But the '05 V10... wow. That's the one my buddy bought. It rocked. All kinds of power. I didn't think it revved too much at all, but it would spin that tach around as it gained speed!

Be careful comparing one year to another or an Excursion to a pick-up. From 0-40, I think my 300-6 would give my 460 a good run... course the 300 was in a 3500 pound 2wd 1/2 ton and the big block is in a 5900 pound 4wd 3/4 ton... if it ain't apples to apples, be careful.

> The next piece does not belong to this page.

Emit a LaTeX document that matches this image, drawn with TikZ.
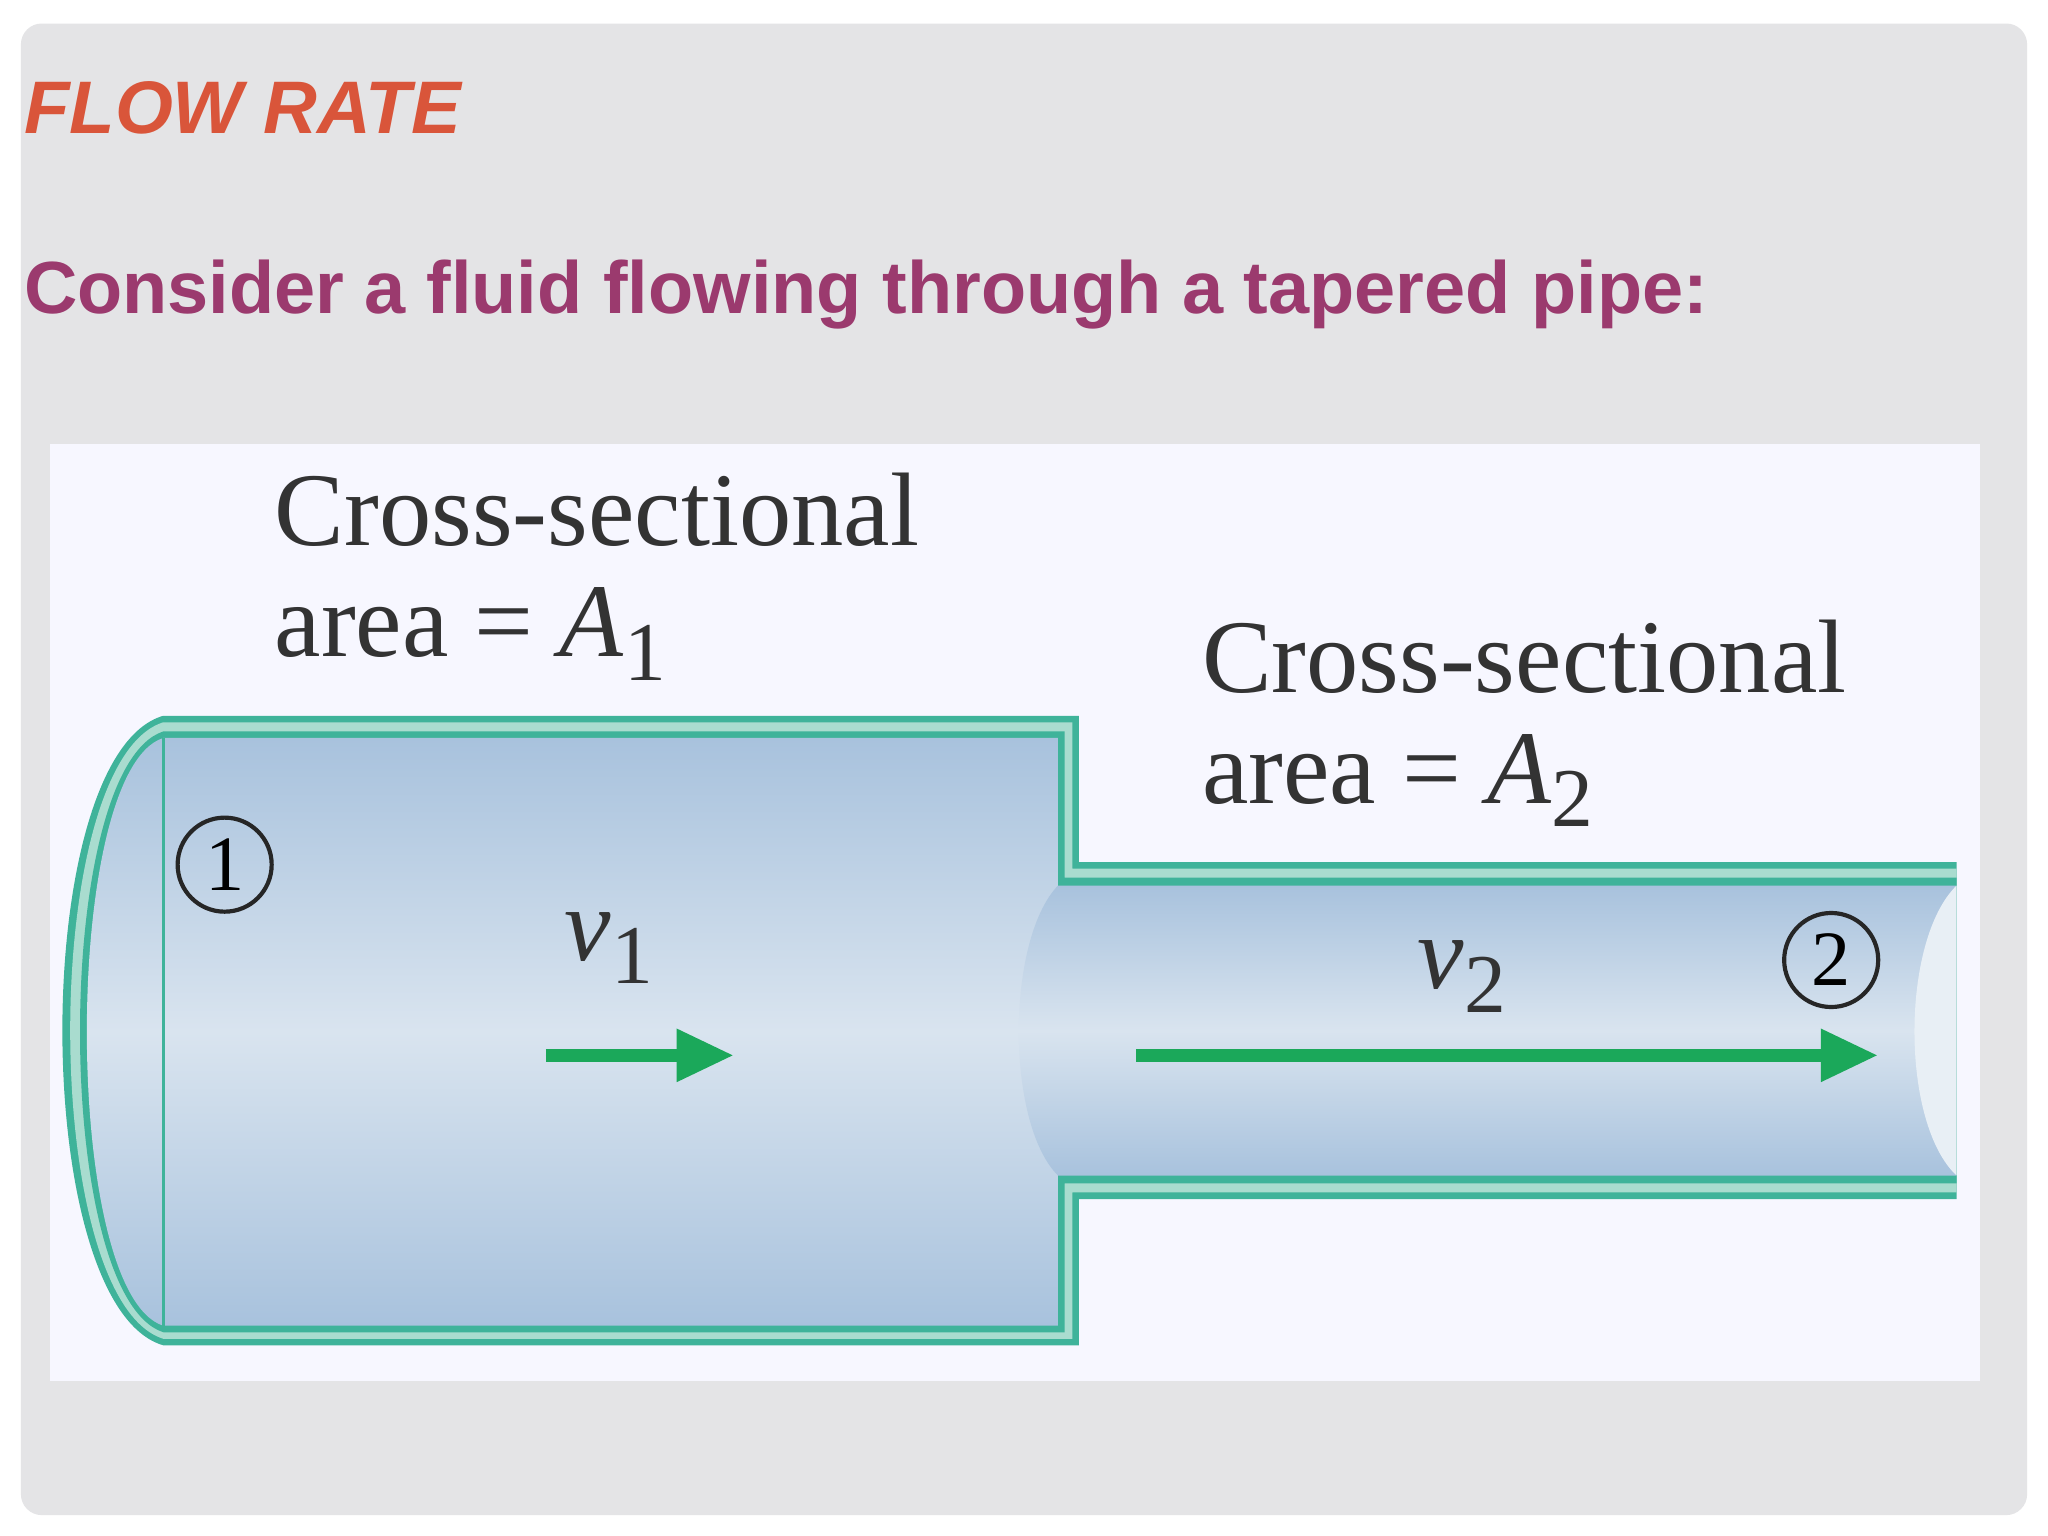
\documentclass[tikz,border=0pt]{standalone}
\usepackage{fontspec}
\setmainfont{Liberation Serif}
\newfontfamily\hdfont{Liberation Sans}
\usetikzlibrary{arrows.meta}
\begin{document}
\begin{tikzpicture}[x=0.5pt,y=-0.5pt,
  lbl/.style={anchor=base west,inner sep=0pt,text=black!80,font=\fontsize{40}{40}\selectfont},
  arr/.style={line width=5pt,-{Triangle[length=22pt,width=19pt]}},
  circ/.style={circle,draw=black!85,line width=1.6pt,minimum size=36pt,inner sep=0pt,font=\fontsize{30}{30}\selectfont}]
\newcommand{\mysub}[1]{\raisebox{-9pt}{\fontsize{32}{32}\selectfont #1}}
\definecolor{bg}{HTML}{E4E4E6}
\definecolor{teal1}{HTML}{3FB39A}
\definecolor{teal2}{HTML}{A9DCCF}
\definecolor{fl1}{HTML}{A8C2DD}
\definecolor{fl2}{HTML}{D9E4EF}
\definecolor{ttl}{HTML}{D9553A}
\definecolor{sub}{HTML}{9B3A6E}
\definecolor{grn}{HTML}{1BA85A}
\useasboundingbox (0,0) rectangle (1568,1176);
\fill[white] (0,0) rectangle (1568,1176);
\fill[bg,rounded corners=8pt] (16,18) rectangle (1552,1160);
\node[anchor=base west,inner sep=0pt,text=ttl,font=\hdfont\bfseries\itshape\fontsize{28.5}{28.5}\selectfont] (title) at (18,102) {FLOW RATE};
\node[anchor=base west,inner sep=0pt,text=sub,font=\hdfont\bfseries\fontsize{28.3}{28.3}\selectfont] (subt) at (18,240) {Consider a fluid flowing through a tapered pipe:};
\fill[white!97!blue] (38,340) rectangle (1516,1057);
% pipe wall
\fill[teal1] (125,548) -- (826,548) -- (826,660) -- (1498,660) -- (1498,918) -- (826,918) -- (826,1030) -- (125,1030) .. controls (22,1000) and (22,578) .. cycle;
\fill[teal2] (125,553) -- (821,553) -- (821,665) -- (1498,665) -- (1498,913) -- (821,913) -- (821,1025) -- (125,1025) .. controls (30,995) and (30,583) .. cycle;
\fill[teal1] (125,560) -- (815,560) -- (815,672) -- (1498,672) -- (1498,906) -- (815,906) -- (815,1020) -- (125,1020) .. controls (40,992) and (40,588) .. cycle;
% fluid
\shade[top color=fl1,bottom color=fl1,middle color=fl2] (125,565) -- (810,565) -- (810,1015) -- (125,1015) .. controls (47,990) and (47,590) .. cycle;
\shade[top color=fl1,bottom color=fl1,middle color=fl2] (810,678) -- (1498,678) -- (1498,900) -- (810,900) .. controls (770,860) and (770,720) .. cycle;
\fill[fl2!60!white] (1498,678) .. controls (1455,720) and (1455,860) .. (1498,900) -- cycle;
\draw[teal1,line width=1pt] (125,565) -- (125,1015);
\node[lbl] (c1) at (210,418) {Cross-sectional};
\node[lbl] (a1) at (210,503) {area = \textit{A}\mysub{1}};
\node[lbl] (c2) at (920,530) {Cross-sectional};
\node[lbl] (a2) at (920,615) {area = \textit{A}\mysub{2}};
\node[circ] (n1) at (172,662) {1};
\node[circ] (n2) at (1402,735) {2};
\node[lbl] (v1) at (432,735) {\textit{v}\mysub{1}};
\node[lbl] (v2) at (1085,757) {\textit{v}\mysub{2}};
\coordinate (p1) at (418,808); \coordinate (q1) at (562,808);
\coordinate (p2) at (870,808); \coordinate (q2) at (1438,808);
\draw[arr,draw=grn,fill=grn] (p1) -- (q1);
\draw[arr,draw=grn,fill=grn] (p2) -- (q2);
\end{tikzpicture}
\end{document}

The ford truck forum goes on and on and on about these... in the end, engines are a compromise... those diesels throw alot of weight up front, the little engines have to work and the big ones suck... fuel. I'm always in a hurry, so give me the big one!


----------



## PAplowman (Nov 22, 2005)

krazy said:


> Looking at getting a new 1 ton extendcab p/u. I am going to put a plow on it as well. Just wondering if you would stay with the 5.4 or go with the v10. It is not going to be used for commercial plowing. I have about 10 accounts and will drive the truck as a daily unit in the summer. I was thinking diesel but am not sure about the cost and how I would use it...thanks for any help.
> 
> Ohh, is the western v as good as the boss???


Drive a diesel! No comparison, the gassers are toys compared to the power of the oil burner!


----------



## TEX (Nov 24, 2003)

*Mpg*

empty NOT plowing or towing the V8 will get a little better MPG not much start plowing and the 5.4 V8 is working really hard to keep up, not saying that it doesnt have the power to do-just has to work harder, thus less MPG. the V10 has more power and will work less to get the job done. BOTTOM LINE both get poor gas mileage when put in a heavy F-250/350. the V10 just has the power!!!


----------